2026-02-28
link: https://arxiv.org/pdf/2602.08278
This work introduced a history-conditioned-transformer-based morphology-agnostic policy that could be transferred zero-shot to different dex hand embodiments.
Introduction
Different dex hands have different dynamics, leading to different behavior with a same control strategy. The sim2real gap becomes more severe when considering multiple embodiments.
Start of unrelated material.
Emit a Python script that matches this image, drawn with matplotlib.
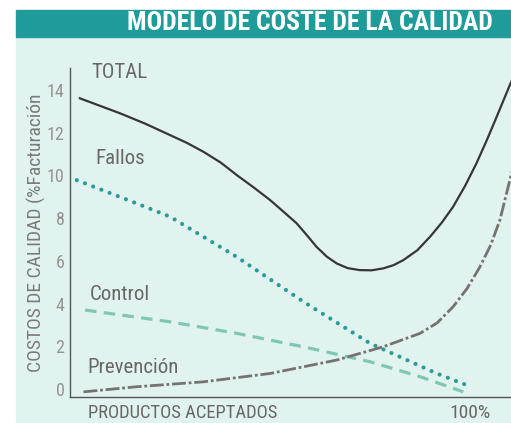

DexFormer learns about morphology from observation histories, enabling an online adaptation to different hands. To train DexFormer, they construct different hands by procedural randomization of canonical dex hands.
Methodology
The observation includes hand, arm, and object point cloud, and the training objective is to maximize discounted rewards.
Shared action space
As hands are different, it is crucial to define a \(D_F\) dimension shared action space.
For hand with missing joints, we simply do a zero-padding.
The executed finger action was obtained after doing a temporal smoothing \(a_t=\lambda a'_t+(1-\lambda) a_{t-1}\).
Embodiment Generation
New hands are generated by sampling from a distribution defined over morphology parameters of canonical hands, preserving their original topological structure.
History conditioned transformer
Let \(h_t=o_{t-H+1,\dots,t}\), that is a window with length \(H\) of observations.
After adding learned position embedding, they are fed into a transformer encoder with a casual mask to get the action distribution of \(a'_{t}\).